Gerade dieser Aspekt macht die Qualität der Inszenierung von Burkhard C. Kosminski aus, die auch in der Personenführung kaum Schwächen zeigt. Doppelgänger-Verwirrungen werden mit immer größerer Präzision verdeutlicht, das Motiv von Sein und Schein erreicht ständig neue Höhepunkte. Das Motiv der Täuschung und Selbsttäuschung findet sich vor allem bei Malvolio, der sich in seiner seltsamen Eigenliebe für einen würdigen Freier um die Hand seiner Herrin hält. Das absurde Duell zwischen dem kampfunwilligen Pagen Cesario und prahlerischen Feigling Sir Andrew Aguecheek endet auch im Chaos. Die lyrischen Gebilde der Lieder passen ebenfalls zum Geschehen. Dabei kommen die verschiedenen sozialen Schichten, Stilebenen und Tonlagen zum Vorschein. Derb-ausgelassener Tavernengesang reicht bis zum kunstvollen Lautenlied, das verhalten Orsinos Liebesmelancholie thematisiert. Sir Tobys burleske Rhetorik und Sir Andrews sprachliches Unvermögen werden in herrlicher Weise parodiert.
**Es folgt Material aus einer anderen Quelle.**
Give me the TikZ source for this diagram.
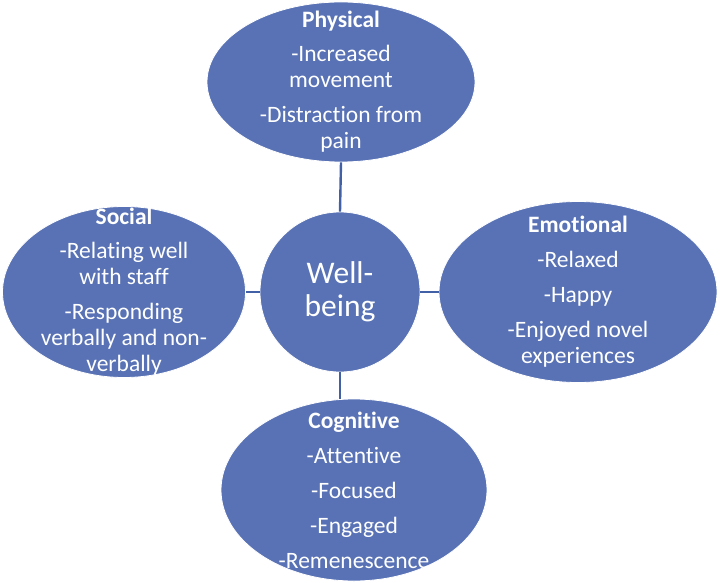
\documentclass[tikz,border=0pt]{standalone}
\usepackage{fontspec}
\setmainfont{Carlito}[Ligatures=NoCommon]
\usetikzlibrary{shapes.geometric}
\definecolor{areablue}{HTML}{5872B5}
\definecolor{linkblue}{HTML}{4260A6}

\begin{document}
\begin{tikzpicture}[x=1pt,y=1pt,
  area/.style={ellipse,fill=areablue,draw=white,line width=0.8pt,text=white,align=center,
    inner xsep=0pt,inner ysep=-40pt,font=\fontsize{23.5}{26}\selectfont},
  link/.style={draw=linkblue,line width=2.4pt}]
  \useasboundingbox (0,0) rectangle (720,-583);
  % centro
  \node[circle,fill=areablue,draw=white,line width=0.8pt,minimum size=160,text=white,align=center,
    font=\fontsize{31.5}{33}\selectfont] (well) at (340,-292) {Well-\\being};
  % las cuatro areas
  \node[area,minimum width=268,minimum height=160] (phys) at (341,-82)
    {\textbf{Physical}\\[8pt]-Increased\\movement\\[9pt]-Distraction from\\pain};
  \node[area,minimum width=243,minimum height=171] (soc) at (124,-292)
    {\textbf{Social}\\[8pt]-Relating well\\with staff\\[9pt]-Responding\\verbally and non-\\verbally};
  \node[area,minimum width=278,minimum height=181] (emo) at (578,-292)
    {\textbf{Emotional}\\[9pt]-Relaxed\\[9pt]-Happy\\[9pt]-Enjoyed novel\\experiences};
  \node[area,minimum width=266,minimum height=182] (cog) at (354,-490)
    {\textbf{Cognitive}\\[9pt]-Attentive\\[9pt]-Focused\\[9pt]-Engaged\\[9pt]-Remenescence};
  % uniones
  \draw[link] (phys.south) -- (well.north);
  \draw[link] (soc.east) -- (well.west);
  \draw[link] (well.east) -- (emo.west);
  \draw[link] (well.south) -- (well.south |- cog.north);
\end{tikzpicture}
\end{document}
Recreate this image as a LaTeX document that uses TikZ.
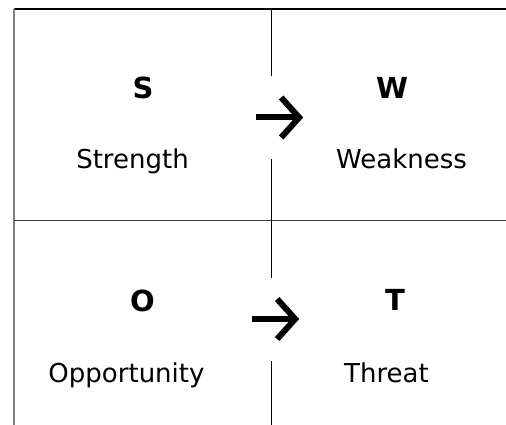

Doch wirkliche Melancholie will nicht aufkommen. Das liegt auch an den vorzüglichen Schauspielern, die alle Register ziehen. Peer Oscar Musinowski als Herzog Orsino gewinnt rasch darstellerisches Profil, Paula Skorupa brilliert in der komplizierten Doppelrolle von Viola und Sebastian, Katharina Hauter überzeugt als wandlungsfähige Gräfin Olivia, Christiane Roßbach mimt eine wunderbar hysterische Kammerfrau Maria, Felix Strobel ist ein höchst vituoser Narr. Anke Schubert spielt hervorragend den chaotischen Sir Toby Belch, während Klaus Rodewald als Sir Andrew Aguecheek ein ausgezeichnetes Charakterporträt präsentiert. Matthias Leja imponiert als Olivias Haushofmeister Malvolio mit fein differenzierter Darstellungskunst. Als Kapitän und Antonio gefällt auch Boris Burgstaller aufgrund seines Charakterisierungsreichtums.
So gab es am Schluss viel Premierenjubel.